Motion pictures, software
Two men have received suspended sentences in the Belfast Crown Court for their involvement in running the file-sharing operation Araditracker, which was mainly known for providing unlicensed access to movies and software. Hugh Reid and Marcus Lewis, a father and son-in-law now based in Belfast and Suffolk respectively, took “donations” for about a year from people who used Araditracker to access free music, movie and software files. In late 2007 the film industry’s Federation Against Copyright Theft took action, forcing Araditracker offline, though Reid and Lewis quickly set up an alternative service.
Reid’s Belfast home was raided in August 2008, and Lewis’s home, then in North Wales, was similarly raised three months later. Prosecutors said that they secured a range of evidence to prove the two men’s involvement in the file-sharing operation, which Reid seemingly first set up when his radiator business hit the hard times in 2006. The two men pleaded guilty to the infringement crimes, which Judge Philpot tdescribed as “nothing less than theft”, adding to the two men “you must have known from an early stage that this was criminal behaviour” adding: “There are people who work here locally making films, both in this jurisdiction and elsewhere, as well as the people who work in cinemas and in DVD distribution. These are the people who are all affected by your copyright infringements”.

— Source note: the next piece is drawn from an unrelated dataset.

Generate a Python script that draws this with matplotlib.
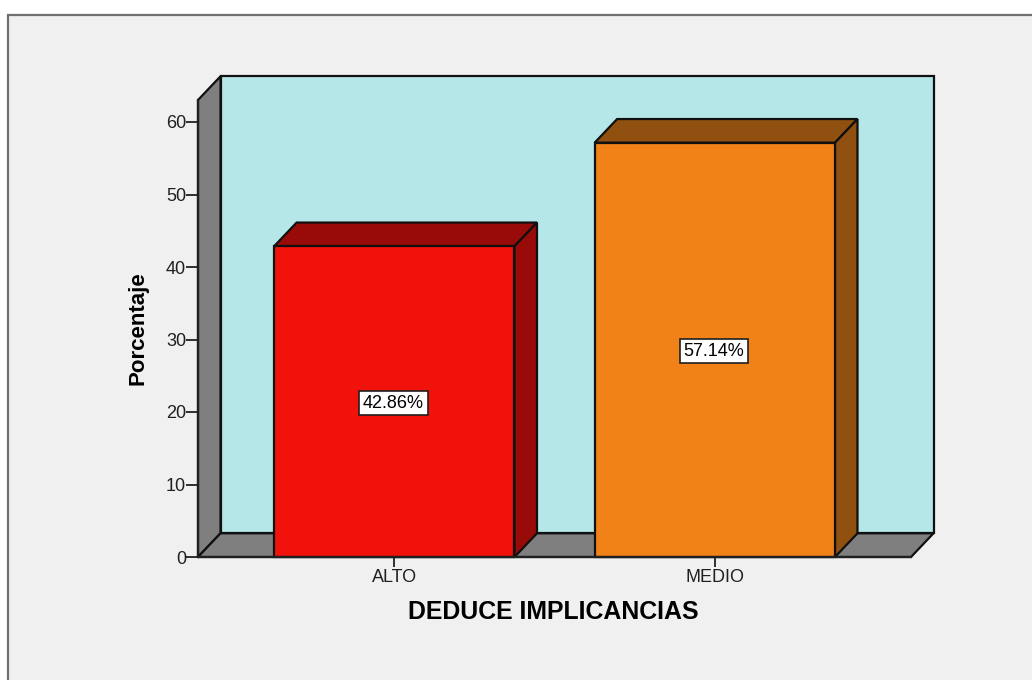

A confiscation hearing will now take place, with prosecutors seeking to recover £33,000 from Reid. His defence team said their client “had the means” to settle that matter. The Belfast ruling follows a judgement in the Swedish courts earlier this week, where a former moderator of file-sharing site Swebits received a suspended sentence and was fined $652,000 for sharing over 500 movies and TV shows – the equivalent amount the studio would have charged for a license to distribute the movie for free. The 28 year old also was sentenced to160 hours community service.